The SEC alleges that Morgan Keegan misrepresented to customers that ARS were safe, highly liquid investments that were comparable to money market funds. Morgan Keegan sold approximately $925 million of ARS to its customers between Nov. 1, 2007, and March 20, 2008, but failed to inform its customers about increased liquidity risks for ARS even after the firm decided to stop supporting the ARS market in February 2008.
“Morgan Keegan was clearly aware that the ARS market was deteriorating, but it went so far as to actually accelerate its ARS sales even after other firms’ ARS auctions began to fail,” said Robert Khuzami, Director of the SEC’s Division of Enforcement. “As we’ve done in our enforcement actions against other firms, the SEC is firmly committed to restoring liquidity to Morgan Keegan customers who purchased ARS.”
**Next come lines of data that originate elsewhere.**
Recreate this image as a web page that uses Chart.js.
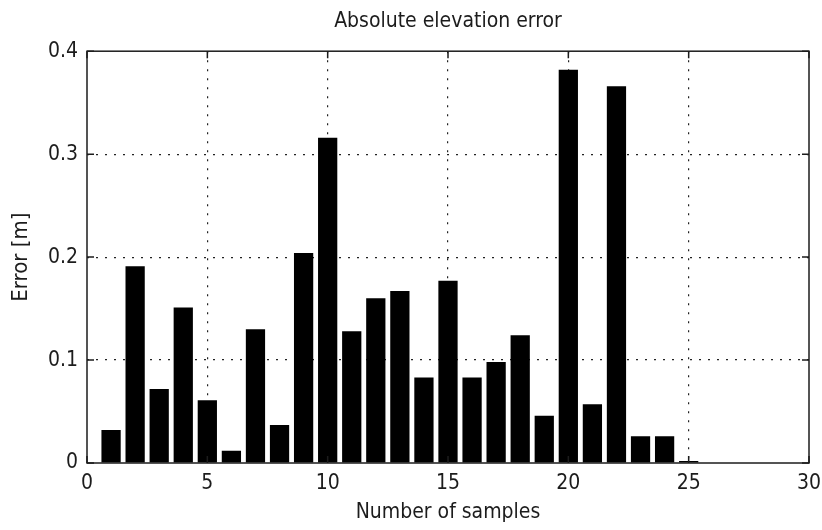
<!DOCTYPE html>
<html>
<head>
<meta charset="utf-8">
<title>Absolute elevation error</title>
<script src="https://cdn.jsdelivr.net/npm/chart.js@4.4.1/dist/chart.umd.min.js"></script>
<style>
    html, body { margin: 0; padding: 0; background: #fff; }
    #wrap { width: 822px; height: 530px; position: relative; }
</style>
</head>
<body>
<div id="wrap"><canvas id="error-chart"></canvas></div>
<script>
'use strict';

// Data
const samples = [1, 2, 3, 4, 5, 6, 7, 8, 9, 10, 11, 12, 13, 14, 15, 16, 17, 18, 19, 20, 21, 22, 23, 24, 25];
const errors = [0.032, 0.191, 0.072, 0.151, 0.061, 0.012, 0.130, 0.037, 0.204, 0.316,
                0.128, 0.160, 0.167, 0.083, 0.177, 0.083, 0.098, 0.124, 0.046, 0.382,
                0.057, 0.366, 0.026, 0.026, 0.002];
const xTicks = [0, 5, 10, 15, 20, 25, 30];
const yTicks = [0, 0.1, 0.2, 0.3, 0.4];

const FONT = "'Liberation Sans Narrow', 'DejaVu Sans Condensed', 'Liberation Sans', sans-serif";
const INK = '#1c1c1c';

// MATLAB style box with inward tick marks
const boxPlugin = {
    id: 'matlabBox',
    afterDatasetsDraw(chart) {
        const {ctx, chartArea: a, scales} = chart;
        const len = 7;
        ctx.save();
        ctx.strokeStyle = INK;
        ctx.lineWidth = 1.5;
        ctx.strokeRect(a.left, a.top, a.right - a.left, a.bottom - a.top);
        ctx.beginPath();
        xTicks.forEach(function(v) {
            const px = scales.x.getPixelForValue(v);
            ctx.moveTo(px, a.bottom); ctx.lineTo(px, a.bottom - len);
            ctx.moveTo(px, a.top); ctx.lineTo(px, a.top + len);
        });
        yTicks.forEach(function(v) {
            const py = scales.y.getPixelForValue(v);
            ctx.moveTo(a.left, py); ctx.lineTo(a.left + len, py);
            ctx.moveTo(a.right, py); ctx.lineTo(a.right - len, py);
        });
        ctx.stroke();
        ctx.restore();
    }
};

// hide grid lines that sit on the box edges
function edgeColor(limits) {
    return function(context) {
        const v = context.tick ? context.tick.value : null;
        return limits.indexOf(v) >= 0 ? 'rgba(0,0,0,0)' : '#222';
    };
}

function createChart() {
    const ctx = document.getElementById('error-chart');

    new Chart(ctx, {
        type: 'bar',
        data: {
            datasets: [{
                label: 'Absolute elevation error',
                data: samples.map((s, i) => ({x: s, y: errors[i]})),
                backgroundColor: '#000',
                borderWidth: 0,
                barPercentage: 0.8,
                categoryPercentage: 1.0
            }]
        },
        options: {
            responsive: true,
            maintainAspectRatio: false,
            animation: false,
            layout: { padding: 0 },
            plugins: {
                legend: { display: false },
                tooltip: { enabled: false },
                title: {
                    display: true,
                    fullSize: false,
                    text: 'Absolute elevation error',
                    color: INK,
                    font: { family: FONT, size: 21, weight: 'normal' },
                    padding: { top: 9, bottom: 17 }
                }
            },
            scales: {
                x: {
                    type: 'linear',
                    min: 0,
                    max: 30,
                    offset: false,
                    afterBuildTicks: function(scale) {
                        scale.ticks = xTicks.map(v => ({value: v}));
                    },
                    afterFit: function(scale) {
                        scale.height = 67;
                        scale.paddingLeft = 0;
                        scale.paddingRight = 13;
                    },
                    border: { display: false, dash: [2, 7] },
                    grid: {
                        offset: false,
                        drawTicks: false,
                        color: edgeColor([0, 30]),
                        lineWidth: 1.2
                    },
                    ticks: {
                        color: INK,
                        padding: 8,
                        maxRotation: 0,
                        font: { family: FONT, size: 21 },
                        callback: function(value) { return String(value); }
                    },
                    title: {
                        display: true,
                        text: 'Number of samples',
                        color: INK,
                        font: { family: FONT, size: 21 },
                        padding: { top: 0, bottom: 5 }
                    }
                },
                y: {
                    type: 'linear',
                    min: 0,
                    max: 0.4,
                    afterBuildTicks: function(scale) {
                        scale.ticks = yTicks.map(v => ({value: v}));
                    },
                    afterFit: function(scale) {
                        scale.width = 87;
                        scale.paddingTop = 0;
                        scale.paddingBottom = 0;
                    },
                    border: { display: false, dash: [2, 7] },
                    grid: {
                        drawTicks: false,
                        color: edgeColor([0, 0.4]),
                        lineWidth: 1.2
                    },
                    ticks: {
                        color: INK,
                        padding: 9,
                        font: { family: FONT, size: 21 },
                        callback: function(value) { return String(value); }
                    },
                    title: {
                        display: true,
                        text: 'Error [m]',
                        color: INK,
                        font: { family: FONT, size: 22 },
                        padding: { top: 8, bottom: 0 }
                    }
                }
            }
        },
        plugins: [boxPlugin]
    });
}

createChart();
</script>
</body>
</html>
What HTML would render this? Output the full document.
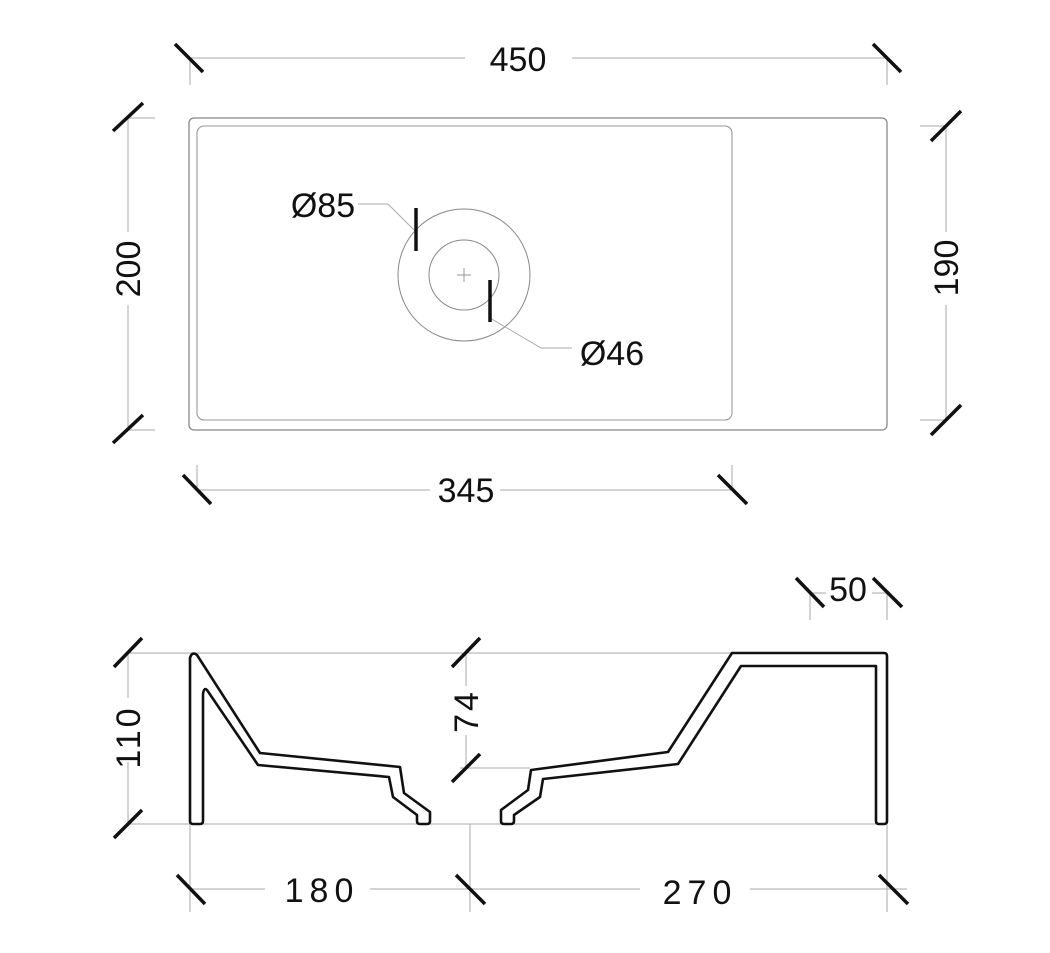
<!DOCTYPE html>
<html><head><meta charset="utf-8"><style>
html,body{margin:0;padding:0;background:#fff;}
svg{display:block;}
text{font-family:"Liberation Sans Narrow","Liberation Sans",sans-serif;font-size:34px;fill:#111;text-anchor:middle;}
.g{stroke:#aaa;stroke-width:1;fill:none;}
.t{stroke:#111;stroke-width:3.5;stroke-linecap:butt;}
.p{fill:#fff;stroke:#111;stroke-width:2.6;stroke-linejoin:round;}
</style></head><body>
<svg width="1050" height="953" viewBox="0 0 1050 953" xmlns="http://www.w3.org/2000/svg">
<rect x="189" y="118" width="698" height="312" rx="5" fill="none" stroke="#888" stroke-width="1.3"/>
<rect x="197" y="126" width="535" height="294" rx="7" fill="none" stroke="#999" stroke-width="1.1"/>
<circle cx="464" cy="275" r="66" fill="none" stroke="#888" stroke-width="1"/>
<circle cx="464" cy="275" r="35" fill="none" stroke="#888" stroke-width="1"/>
<path d="M457 275H471M464 268V282" stroke="#999" stroke-width="1"/>

<path class="g" d="M190 58H465M572 58H887M190 58V85M887 58V85"/>
<line class="t" x1="175" y1="44" x2="203" y2="72"/><line class="t" x1="873" y1="44" x2="901" y2="72"/>
<text x="518" y="71">450</text>
<path class="g" d="M128 118V232M128 305V430M128 118H155M128 430H155"/>
<line class="t" x1="113" y1="131" x2="143" y2="103"/><line class="t" x1="113" y1="443" x2="143" y2="415"/>
<text transform="translate(140,269) rotate(-90)">200</text>
<path class="g" d="M946 126V232M946 305V420M920 126H946M920 420H946"/>
<line class="t" x1="931" y1="141" x2="961" y2="111"/><line class="t" x1="931" y1="435" x2="961" y2="405"/>
<text transform="translate(958,268) rotate(-90)">190</text>
<path class="g" d="M197 490H430M500 490H732M197 465V490M732 465V490"/>
<line class="t" x1="183" y1="475" x2="211" y2="504"/><line class="t" x1="718" y1="475" x2="747" y2="504"/>
<text x="466" y="502">345</text>
<path class="g" d="M358 204H388L416 232"/>
<line class="t" x1="416" y1="208" x2="416" y2="251"/>
<text x="323" y="217">Ø85</text>
<path class="g" d="M490 318L541 348H572"/>
<line class="t" x1="490" y1="280" x2="490" y2="322"/>
<text x="612" y="365">Ø46</text>

<path class="g" d="M128 653H887M128 824H887M460 768H530"/>
<path class="p" d="M190 658Q192 651 197 655L260 753L400 767L404 793L430 812L430 821Q430 824 427 824L420 824Q417 824 417 821L417 815L393 797L389 777L258 765L207 690Q204 687 203 694L203 821Q203 824 200 824L193 824Q190 824 190 821Z"/>
<path class="p" d="M501 821L501 810L528 790L531 770L668 752L732 653L884 653Q887 653 887 656L887 821Q887 824 884 824L879 824Q876 824 876 821L876 666L741 666L678 764L543 779L540 797L514 815L514 821Q514 824 511 824L504 824Q501 824 501 821Z"/>
<path class="g" d="M128 653V698M128 762V824"/>
<line class="t" x1="114" y1="667" x2="142" y2="638"/><line class="t" x1="114" y1="838" x2="142" y2="810"/>
<text transform="translate(140,737) rotate(-90)" letter-spacing="3">110</text>
<path class="g" d="M466 653V686M466 735V768"/>
<line class="t" x1="452" y1="667" x2="480" y2="638"/><line class="t" x1="452" y1="782" x2="480" y2="754"/>
<text transform="translate(478,711) rotate(-90)" letter-spacing="3">74</text>
<path class="g" d="M810 593V620M887 593V620M810 593H826M872 593H887"/>
<line class="t" x1="796" y1="578" x2="824" y2="607"/><line class="t" x1="873" y1="578" x2="902" y2="607"/>
<text x="848" y="601">50</text>
<path class="g" d="M190 889H265M370 889H470M470 889H640M750 889H907M190 824V912M470 824V912M887 824V912"/>
<line class="t" x1="177" y1="875" x2="205" y2="904"/><line class="t" x1="456" y1="875" x2="485" y2="904"/><line class="t" x1="879" y1="875" x2="908" y2="904"/>
<text x="322" y="902" letter-spacing="6">180</text>
<text x="700" y="904" letter-spacing="6">270</text>
</svg>
</body></html>
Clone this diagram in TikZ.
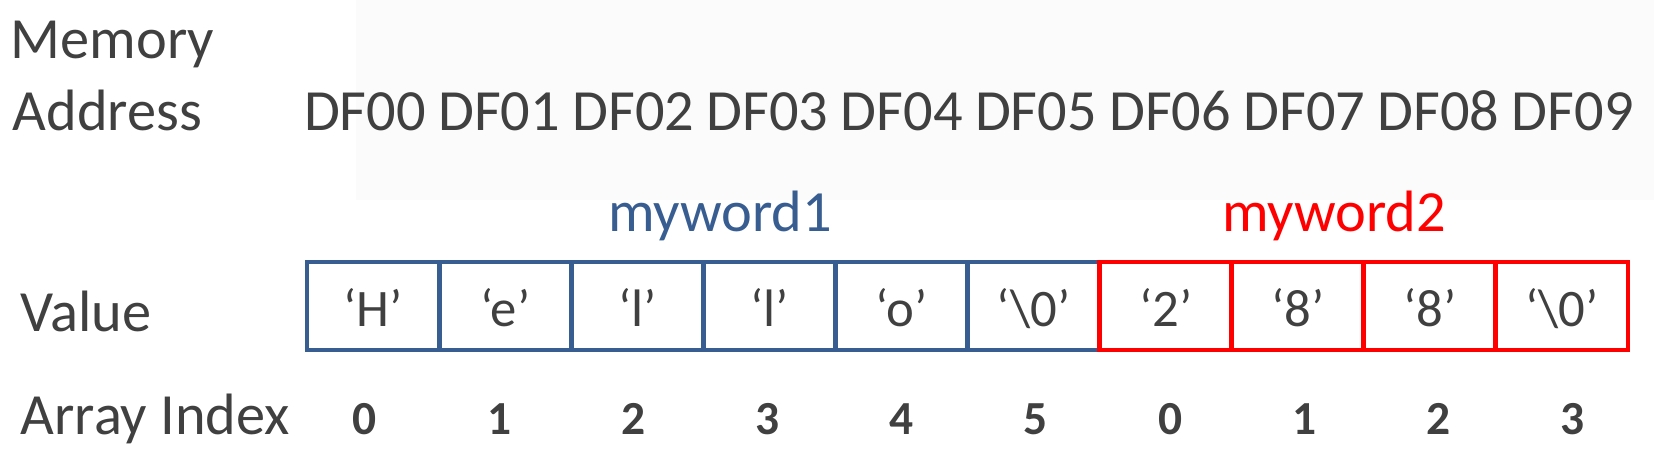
\documentclass[tikz,border=0pt]{standalone}
\usepackage{fontspec}
\setmainfont{Carlito}
\usepackage{xcolor}
\usetikzlibrary{positioning}
\definecolor{txtgray}{RGB}{64,64,64}
\definecolor{wordblue}{RGB}{56,93,145}
\definecolor{wordred}{RGB}{255,0,0}
\tikzset{
	lbl/.style={text=txtgray, font=\fontsize{16.6}{19}\selectfont, inner sep=0pt},
	cellbox/.style={draw, line width=1.4pt, minimum width=1.321cm, minimum height=0.88cm, text height=0.42cm, text depth=0cm, inner sep=0pt, text=txtgray, font=\fontsize{15}{17}\selectfont},
	idx/.style={text=txtgray, font=\fontsize{13.5}{16}\selectfont\bfseries, inner sep=0pt, anchor=base}
}

\begin{document}
\begin{tikzpicture}
	\useasboundingbox (0,0) rectangle (16.54,4.60);
	\fill[black!1.5] (3.56,2.60) rectangle (16.54,4.60);
	\node[lbl, anchor=base west] (memlbl) at (0.10,4.01) {Memory};
	\node[lbl, anchor=base west] (addrlbl) at (0.12,3.29) {Address};
	\node[lbl, anchor=base west] (vallbl) at (0.20,1.28) {Value};
	\node[lbl, anchor=base west] (idxlbl) at (0.20,0.25) {Array Index};
	\foreach \i in {0,...,9}
		\node[lbl, anchor=base] (addr\i) at (3.65+1.342*\i,3.29) {DF0\i};
	\node[lbl, text=wordblue, anchor=base] (word1) at (7.20,2.28) {myword1};
	\node[lbl, text=wordred, anchor=base] (word2) at (13.34,2.28) {myword2};
	\foreach \c [count=\i from 0] in {H,e,l,l,o,\textbackslash 0}
		\node[cellbox, draw=wordblue] (cell\i) at (3.7305+1.321*\i,1.54) {‘\c’};
	\foreach \c [count=\i from 6] in {2,8,8,\textbackslash 0}
		\node[cellbox, draw=wordred] (cell\i) at (3.7305+1.321*\i,1.54) {‘\c’};
	\foreach \n [count=\i from 0] in {0,1,2,3,4,5,0,1,2,3}
		\node[idx] (num\i) at (3.65+1.342*\i,0.25) {\n};
\end{tikzpicture}
\end{document}
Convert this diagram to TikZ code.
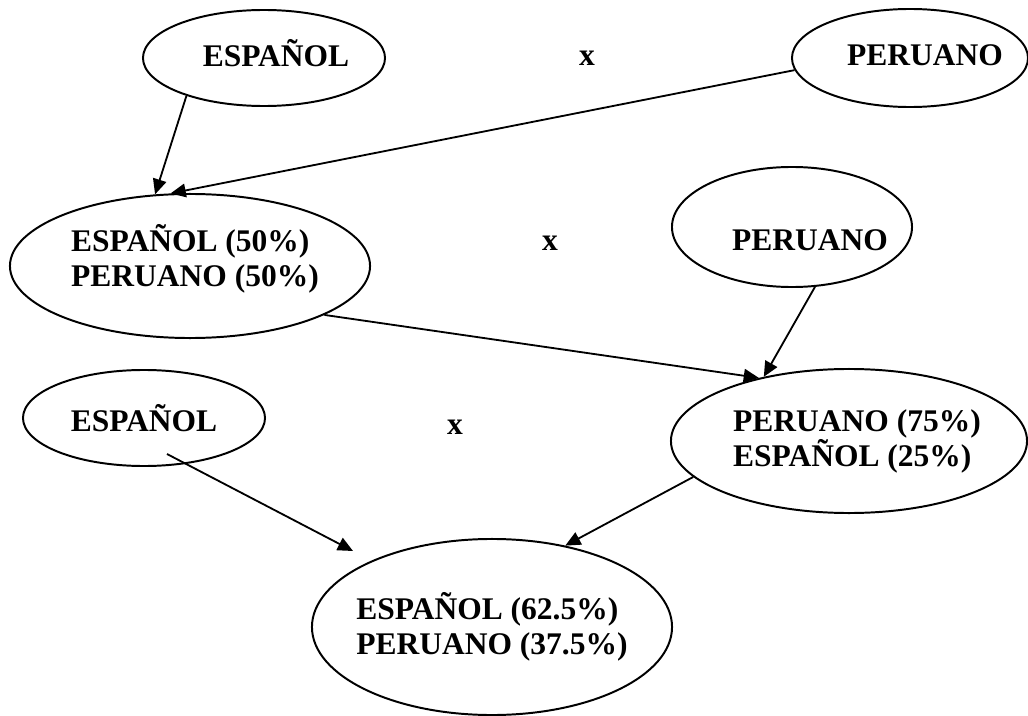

The SEC’s complaint, filed in U.S. District Court for the Northern District of Georgia, alleges that Morgan Keegan ignored indications that the risk of auction failures had materially increased amid investor concerns about the creditworthiness of ARS insurers, auction failures in certain segments of the ARS market, increased clearing rates for auctions managed by Morgan Keegan and other broker-dealers, and higher than normal ARS inventories at Morgan Keegan.
The SEC is seeking an injunction against Morgan Keegan for violations of the antifraud provisions of the federal securities laws, as well as disgorgement, financial penalties, and other equitable relief for investors.
The SEC appreciates the assistance and cooperation of the Alabama Securities Commission and the New York Attorney General’s Office.